傷みも少なく、これも完動品です。メープルのGelasと弾き比べる楽し
みも得る事が出来ました。そういう意味で、オールドマンドリン愛好家とし
ては、本当に嬉しい春になりました。まだ弦は張り替えていません。これか
ら張り替えて、どんな音が出るか楽しみにしています。そのうち、このブロ
グで紹介します。

Gelas2台を手にいれたので、Vinaccia1909年は手放しま
した。Gelas1927年は死ぬまで手放したくない気がしてきました。
もちろん、このブログで音を聴けるようにしたいと思いますが、吉田剛士さ
んのGelasを聴いている人多いから、必要ないかな?
でも、Gelasをよく観察してみると、年代によって形も二スの色も微妙
に変化しています。吉田さんのは30年代、私のは20年代半ば。音は違う
かもしれませんね。
ローズウッドのGelas1914年は珍しいので、音が聴けるようにした
いと思っています。

<4月23日追記>
Gelasを弾き始めて感じた事がある。

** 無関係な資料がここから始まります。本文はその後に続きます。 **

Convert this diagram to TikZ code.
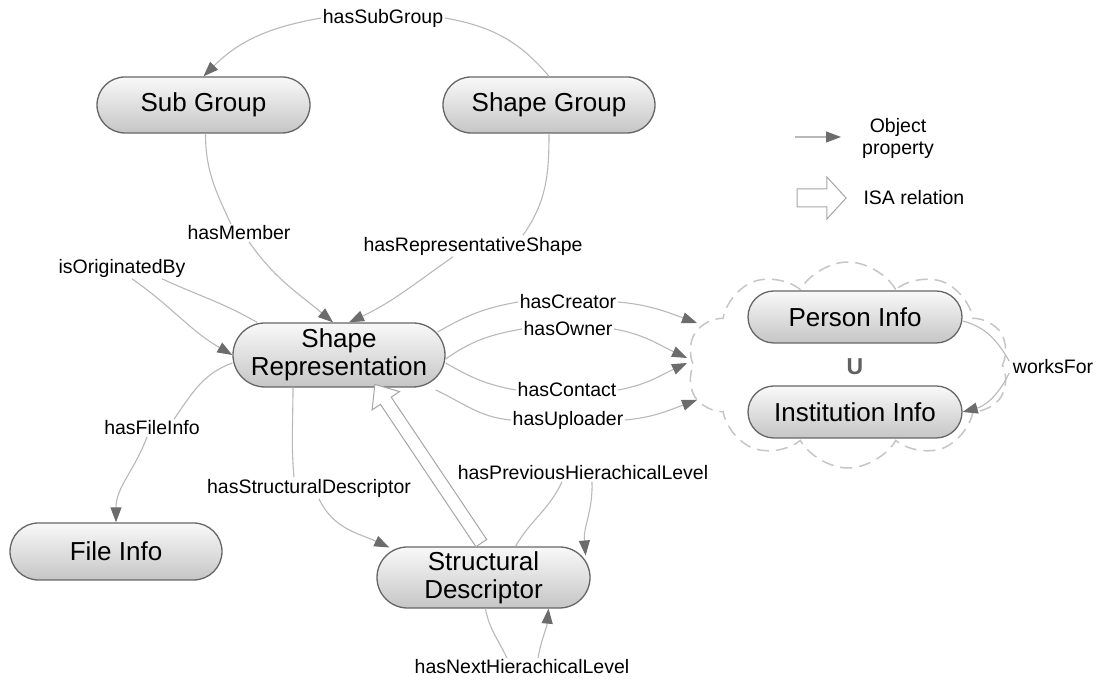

この楽器はソフトな音がするので
鼈甲ピックより合成樹脂のピックの方が相性がいいような気がする。
オザキさんとこで買ったCeciliaというイタリア製のピックで今弾い
ている。これが一番合っている感じです。

Vinacciaなんかだと圧倒的に鼈甲がいいのですが、不思議ですね。